Sürekli görüşüne gidemediklerini ama sık sık telefonda konuştuklarını belirten abla Teymur, "En son konuşmamızda 'Abla ben halsizim evet ama hayatımda kendimi hiç bu kadar mutlu hissetmemiştim, siz üzülmeyin' dedi. Onlar bize güç veriyor, moral veriyorlar, bizden çok daha mutlu olduklarının farkındayız. Onlar böyle şeyler söylerken bizde evde oturup ağlamamalıyız, onların sesi olmaya çalışmalıyız. 'Ah vah' değil, ses vermek onları hayatta tutacak. Onlara bir şey olursa biz kendimizi, onlar bizi nasıl affedecek? Açlık değil, sessizlik öldürüyor bunu görüyoruz bu süreçte. Hiçbir şeyden değil, bu sessizlikten korkuyoruz" şeklinde konuştu.
 
Abdüllatif Teymur'un "Halkımız bile bizi anlamıyorsa kimsenin bizi anlamasını bekleyemeyiz" dediğini aktaran Teymur, şunları da söyledi: "Hiçbir Kürt'ün bu zulümden nasibini almadığını düşünmüyorum.
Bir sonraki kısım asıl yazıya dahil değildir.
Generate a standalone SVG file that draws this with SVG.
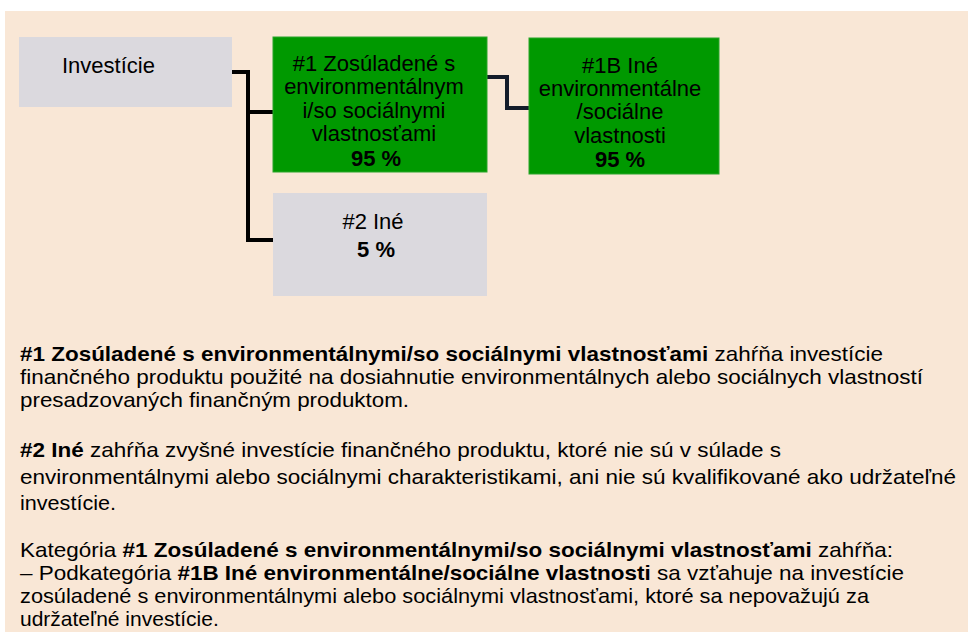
<svg xmlns="http://www.w3.org/2000/svg" width="968" height="632" viewBox="0 0 968 632">
<style>
.t{font-family:"Liberation Sans",Arial,sans-serif;font-size:22px;fill:#000}
.p{font-family:"Liberation Sans",Arial,sans-serif;font-size:21px;fill:#000}
.c{text-anchor:middle}
.b{font-weight:bold}
.gray{fill:#dbd9de}
.green{fill:#009900;stroke:#2aa52a;stroke-width:1}
.ln{fill:none;stroke:#000;stroke-width:4}
</style>
<rect x="0" y="0" width="968" height="632" fill="#ffffff"/>
<rect x="5" y="11" width="963" height="621" fill="#f9e7d6"/>
<g id="connectors">
<path class="ln" d="M232 72 H248 V240 H273 M248 112 H273"/>
<path class="ln" style="stroke:#141c2a" d="M487 77 H507 V108 H529"/>
</g>
<g id="investicie">
<rect class="gray" x="19" y="37" width="213" height="70"/>
<text class="t" x="62" y="73">Investície</text>
</g>
<g id="n1">
<rect class="green" x="273" y="37" width="214" height="135"/>
<text class="t c" x="374" y="71">#1 Zosúladené s</text>
<text class="t c" x="374" y="94">environmentálnym</text>
<text class="t c" x="374" y="118">i/so sociálnymi</text>
<text class="t c" x="374" y="141">vlastnosťami</text>
<text class="t c b" x="376" y="166">95 %</text>
</g>
<g id="n1b">
<rect class="green" x="529" y="38" width="190" height="136"/>
<text class="t c" x="620" y="73">#1B Iné</text>
<text class="t c" x="620" y="96">environmentálne</text>
<text class="t c" x="620" y="119">/sociálne</text>
<text class="t c" x="620" y="143">vlastnosti</text>
<text class="t c b" x="620" y="167">95 %</text>
</g>
<g id="n2">
<rect class="gray" x="273" y="193" width="214" height="103"/>
<text class="t c" x="373" y="229">#2 Iné</text>
<text class="t c b" x="376" y="257">5 %</text>
</g>
<g id="legend">
<text class="p" x="20" y="361" textLength="863" lengthAdjust="spacingAndGlyphs"><tspan class="b">#1 Zosúladené s environmentálnymi/so sociálnymi vlastnosťami</tspan> zahŕňa investície</text>
<text class="p" x="20" y="384" textLength="903" lengthAdjust="spacingAndGlyphs">finančného produktu použité na dosiahnutie environmentálnych alebo sociálnych vlastností</text>
<text class="p" x="20" y="407" textLength="389" lengthAdjust="spacingAndGlyphs">presadzovaných finančným produktom.</text>
<text class="p" x="20" y="457" textLength="761" lengthAdjust="spacingAndGlyphs"><tspan class="b">#2 Iné</tspan> zahŕňa zvyšné investície finančného produktu, ktoré nie sú v súlade s</text>
<text class="p" x="20" y="484" textLength="936" lengthAdjust="spacingAndGlyphs">environmentálnymi alebo sociálnymi charakteristikami, ani nie sú kvalifikované ako udržateľné</text>
<text class="p" x="20" y="510" textLength="96" lengthAdjust="spacingAndGlyphs">investície.</text>
<text class="p" x="20" y="557" textLength="873" lengthAdjust="spacingAndGlyphs">Kategória <tspan class="b">#1 Zosúladené s environmentálnymi/so sociálnymi vlastnosťami</tspan> zahŕňa:</text>
<text class="p" x="20" y="580" textLength="884" lengthAdjust="spacingAndGlyphs">– Podkategória <tspan class="b">#1B Iné environmentálne/sociálne vlastnosti</tspan> sa vzťahuje na investície</text>
<text class="p" x="20" y="603" textLength="849" lengthAdjust="spacingAndGlyphs">zosúladené s environmentálnymi alebo sociálnymi vlastnosťami, ktoré sa nepovažujú za</text>
<text class="p" x="20" y="626">udržateľné investície.</text>
</g>
</svg>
Bu süreçte sessizlik bir taraftan beni şaşırtmıyor da... Mehmet Tunç, Cizre bodrumlarında yakılırken de aynı sessizlik hakimdi. Biz de o gün, onun için bir şey yapmamışız. Mehmet Tunç en son telefon görüşmesinde 'Biz kimsesiziz' demişti, çok doğru söylemiş. Biz de şu an da kimsesiziz."
 
Adalet Bakanlığına ve hükümete seslenen Teymur, sözlerine şöyle devam etti: "Bir adım atılmalı, çok uçuk istekleri yok. Daha önce müzakere süreci başlatıldı, kan dökülmedi, biz yine kan dökülmesin, ölümler olmasın istiyoruz. İnsanlık, adalet, vicdan bulunan bir hükümet bunlara sessiz kalamaz. Biz kurşunla ölmeye, katledilmeye alıştırıldık, açlıktan ölmeye alıştırılmak istemiyoruz. Biz bu çocukların sesinin duyulmasını, annelerimizin acılarını dinmesini istiyoruz. Herkes kendilerini bizim yerimize koysunlar, sesimize ses olsunlar başka bir şey istemiyoruz."